→ **What needs to be done**
Below are the entries; state how many of their lines contain the string "seaborn", and nothing more.

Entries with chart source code
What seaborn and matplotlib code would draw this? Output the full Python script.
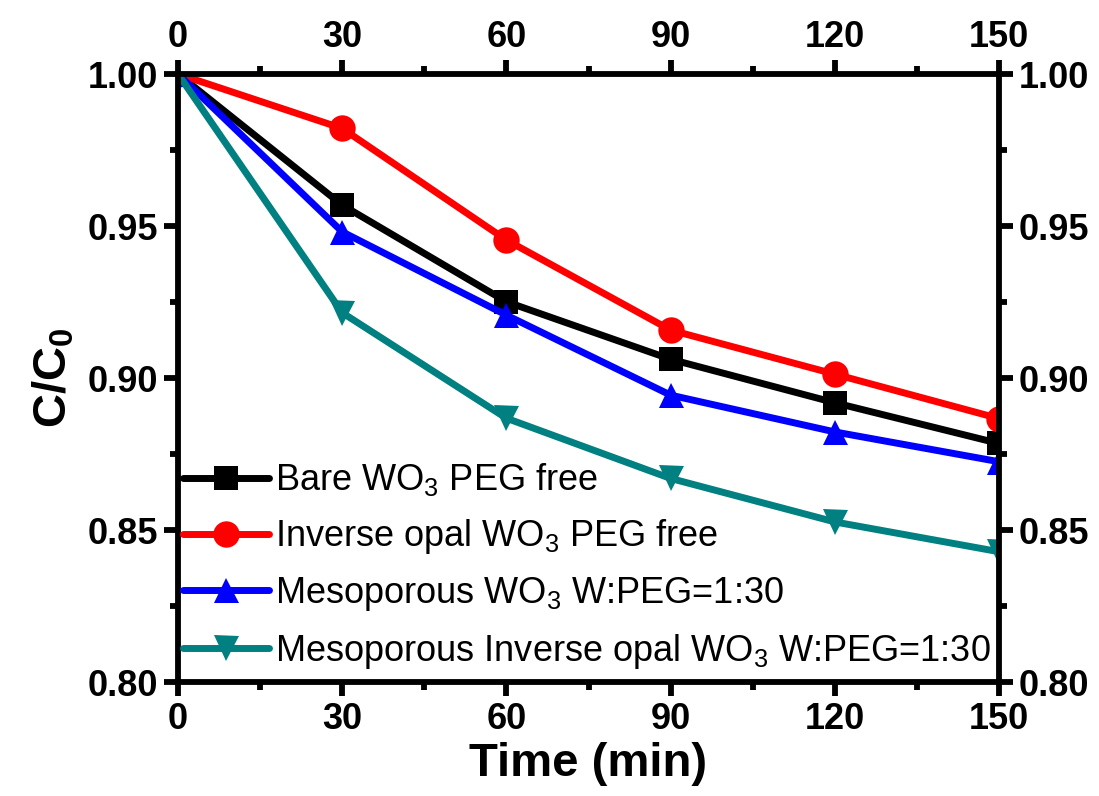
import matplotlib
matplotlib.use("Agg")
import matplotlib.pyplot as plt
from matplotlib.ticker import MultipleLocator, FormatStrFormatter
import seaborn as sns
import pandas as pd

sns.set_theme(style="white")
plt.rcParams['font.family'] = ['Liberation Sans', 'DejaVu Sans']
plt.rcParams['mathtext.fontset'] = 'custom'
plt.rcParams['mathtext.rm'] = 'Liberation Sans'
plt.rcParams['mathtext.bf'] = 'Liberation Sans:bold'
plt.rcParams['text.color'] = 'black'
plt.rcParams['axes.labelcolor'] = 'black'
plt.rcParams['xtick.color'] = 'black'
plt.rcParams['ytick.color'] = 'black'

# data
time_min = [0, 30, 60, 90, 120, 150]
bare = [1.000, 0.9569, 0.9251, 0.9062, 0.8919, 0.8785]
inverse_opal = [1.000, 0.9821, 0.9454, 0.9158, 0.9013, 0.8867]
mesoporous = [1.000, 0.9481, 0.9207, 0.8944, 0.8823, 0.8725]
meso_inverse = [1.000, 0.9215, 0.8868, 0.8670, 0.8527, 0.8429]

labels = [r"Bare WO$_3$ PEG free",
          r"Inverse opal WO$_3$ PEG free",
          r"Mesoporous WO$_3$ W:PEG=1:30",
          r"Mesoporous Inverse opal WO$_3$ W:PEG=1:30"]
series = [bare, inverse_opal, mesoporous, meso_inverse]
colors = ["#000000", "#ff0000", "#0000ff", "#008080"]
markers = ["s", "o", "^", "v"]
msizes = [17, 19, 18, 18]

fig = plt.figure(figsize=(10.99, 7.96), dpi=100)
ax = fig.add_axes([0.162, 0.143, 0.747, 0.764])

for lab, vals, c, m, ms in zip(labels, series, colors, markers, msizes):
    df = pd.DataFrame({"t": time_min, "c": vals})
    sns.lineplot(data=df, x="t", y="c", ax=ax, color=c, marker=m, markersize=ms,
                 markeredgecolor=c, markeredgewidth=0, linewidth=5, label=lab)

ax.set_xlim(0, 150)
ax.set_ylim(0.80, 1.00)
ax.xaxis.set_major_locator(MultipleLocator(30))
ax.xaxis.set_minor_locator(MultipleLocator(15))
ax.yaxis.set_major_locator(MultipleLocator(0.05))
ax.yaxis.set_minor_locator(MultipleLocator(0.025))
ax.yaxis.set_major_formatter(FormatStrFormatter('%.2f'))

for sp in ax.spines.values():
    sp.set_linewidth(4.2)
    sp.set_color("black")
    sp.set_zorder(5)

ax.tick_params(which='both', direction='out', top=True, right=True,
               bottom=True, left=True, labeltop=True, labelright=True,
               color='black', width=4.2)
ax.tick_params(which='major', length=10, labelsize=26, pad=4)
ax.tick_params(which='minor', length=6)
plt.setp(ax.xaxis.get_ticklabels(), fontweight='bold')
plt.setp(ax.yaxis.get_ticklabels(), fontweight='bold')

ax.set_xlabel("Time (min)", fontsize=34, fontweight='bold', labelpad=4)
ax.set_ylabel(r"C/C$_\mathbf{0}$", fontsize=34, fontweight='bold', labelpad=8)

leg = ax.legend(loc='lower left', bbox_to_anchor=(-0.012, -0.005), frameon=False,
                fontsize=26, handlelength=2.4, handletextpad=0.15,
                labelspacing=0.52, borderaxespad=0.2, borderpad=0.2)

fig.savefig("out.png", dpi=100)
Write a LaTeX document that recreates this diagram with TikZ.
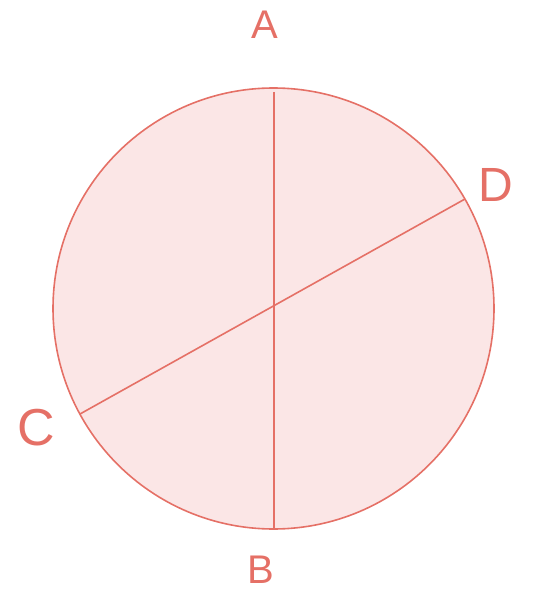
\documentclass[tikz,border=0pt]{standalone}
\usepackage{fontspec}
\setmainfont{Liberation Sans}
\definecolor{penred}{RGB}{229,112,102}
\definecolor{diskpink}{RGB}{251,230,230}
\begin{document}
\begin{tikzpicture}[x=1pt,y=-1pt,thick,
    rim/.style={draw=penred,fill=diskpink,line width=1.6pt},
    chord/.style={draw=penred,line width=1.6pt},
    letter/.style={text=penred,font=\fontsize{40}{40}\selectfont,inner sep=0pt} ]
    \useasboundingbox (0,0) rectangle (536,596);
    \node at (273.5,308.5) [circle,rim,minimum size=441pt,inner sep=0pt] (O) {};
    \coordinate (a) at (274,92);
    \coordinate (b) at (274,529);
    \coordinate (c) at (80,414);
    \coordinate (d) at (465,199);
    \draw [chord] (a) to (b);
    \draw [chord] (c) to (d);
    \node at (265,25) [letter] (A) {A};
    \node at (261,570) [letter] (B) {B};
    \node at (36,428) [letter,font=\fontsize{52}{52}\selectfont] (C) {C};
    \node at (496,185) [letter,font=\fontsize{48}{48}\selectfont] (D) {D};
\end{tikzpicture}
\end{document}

→ **Exercise response**
2